#### Given problem:
Your task is to filter the data below down to the lines holding "chart".
* begin Dataset entries *
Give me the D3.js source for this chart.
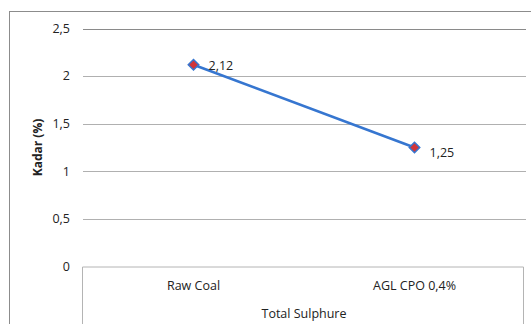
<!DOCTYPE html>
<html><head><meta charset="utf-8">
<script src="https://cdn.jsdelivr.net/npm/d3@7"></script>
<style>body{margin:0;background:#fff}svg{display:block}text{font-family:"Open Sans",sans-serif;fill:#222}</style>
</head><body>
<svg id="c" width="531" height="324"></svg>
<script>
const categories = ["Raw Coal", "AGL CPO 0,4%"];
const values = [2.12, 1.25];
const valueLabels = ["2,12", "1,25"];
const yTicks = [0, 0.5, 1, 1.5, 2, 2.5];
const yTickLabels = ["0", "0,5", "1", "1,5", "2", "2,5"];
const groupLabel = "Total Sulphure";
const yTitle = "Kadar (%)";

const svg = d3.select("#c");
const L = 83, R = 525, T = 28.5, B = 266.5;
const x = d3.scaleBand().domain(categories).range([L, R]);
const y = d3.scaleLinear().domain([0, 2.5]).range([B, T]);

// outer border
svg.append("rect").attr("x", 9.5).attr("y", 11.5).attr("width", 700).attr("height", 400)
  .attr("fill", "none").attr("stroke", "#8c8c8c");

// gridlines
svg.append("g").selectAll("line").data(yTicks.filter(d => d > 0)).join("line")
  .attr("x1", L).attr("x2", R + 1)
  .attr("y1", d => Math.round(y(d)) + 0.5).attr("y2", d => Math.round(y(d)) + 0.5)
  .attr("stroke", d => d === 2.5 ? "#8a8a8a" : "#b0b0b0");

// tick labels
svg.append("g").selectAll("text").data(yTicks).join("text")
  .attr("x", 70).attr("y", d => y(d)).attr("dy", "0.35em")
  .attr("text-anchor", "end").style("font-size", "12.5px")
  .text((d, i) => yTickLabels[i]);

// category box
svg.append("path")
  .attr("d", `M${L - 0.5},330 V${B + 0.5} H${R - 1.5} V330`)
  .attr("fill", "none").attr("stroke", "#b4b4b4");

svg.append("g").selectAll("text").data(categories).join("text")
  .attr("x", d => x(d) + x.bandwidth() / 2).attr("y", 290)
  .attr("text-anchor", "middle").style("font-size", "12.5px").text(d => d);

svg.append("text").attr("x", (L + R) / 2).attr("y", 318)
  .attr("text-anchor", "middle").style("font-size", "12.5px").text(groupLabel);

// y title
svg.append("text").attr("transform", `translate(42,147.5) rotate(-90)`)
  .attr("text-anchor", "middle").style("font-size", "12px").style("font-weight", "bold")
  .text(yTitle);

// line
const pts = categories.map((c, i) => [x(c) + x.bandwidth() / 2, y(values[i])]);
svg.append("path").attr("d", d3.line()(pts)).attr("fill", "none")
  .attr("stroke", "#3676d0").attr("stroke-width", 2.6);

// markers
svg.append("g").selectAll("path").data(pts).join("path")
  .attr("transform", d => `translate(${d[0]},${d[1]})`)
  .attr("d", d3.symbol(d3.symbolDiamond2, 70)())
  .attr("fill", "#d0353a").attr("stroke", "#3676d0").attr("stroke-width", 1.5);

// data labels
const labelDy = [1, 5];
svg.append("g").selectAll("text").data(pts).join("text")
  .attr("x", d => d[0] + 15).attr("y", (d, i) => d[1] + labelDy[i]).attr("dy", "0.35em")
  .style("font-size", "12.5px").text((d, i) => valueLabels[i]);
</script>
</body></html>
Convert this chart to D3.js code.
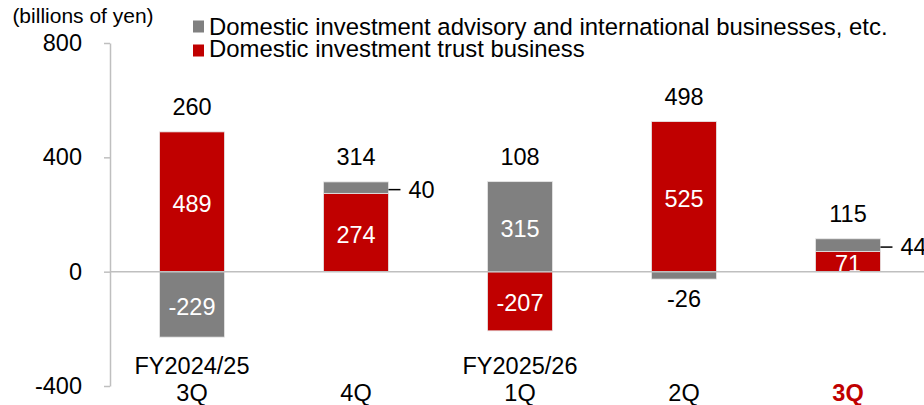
* end Dataset entries *
#### Response below:
Give me the D3.js source for this chart.
Convert this chart to D3.js code.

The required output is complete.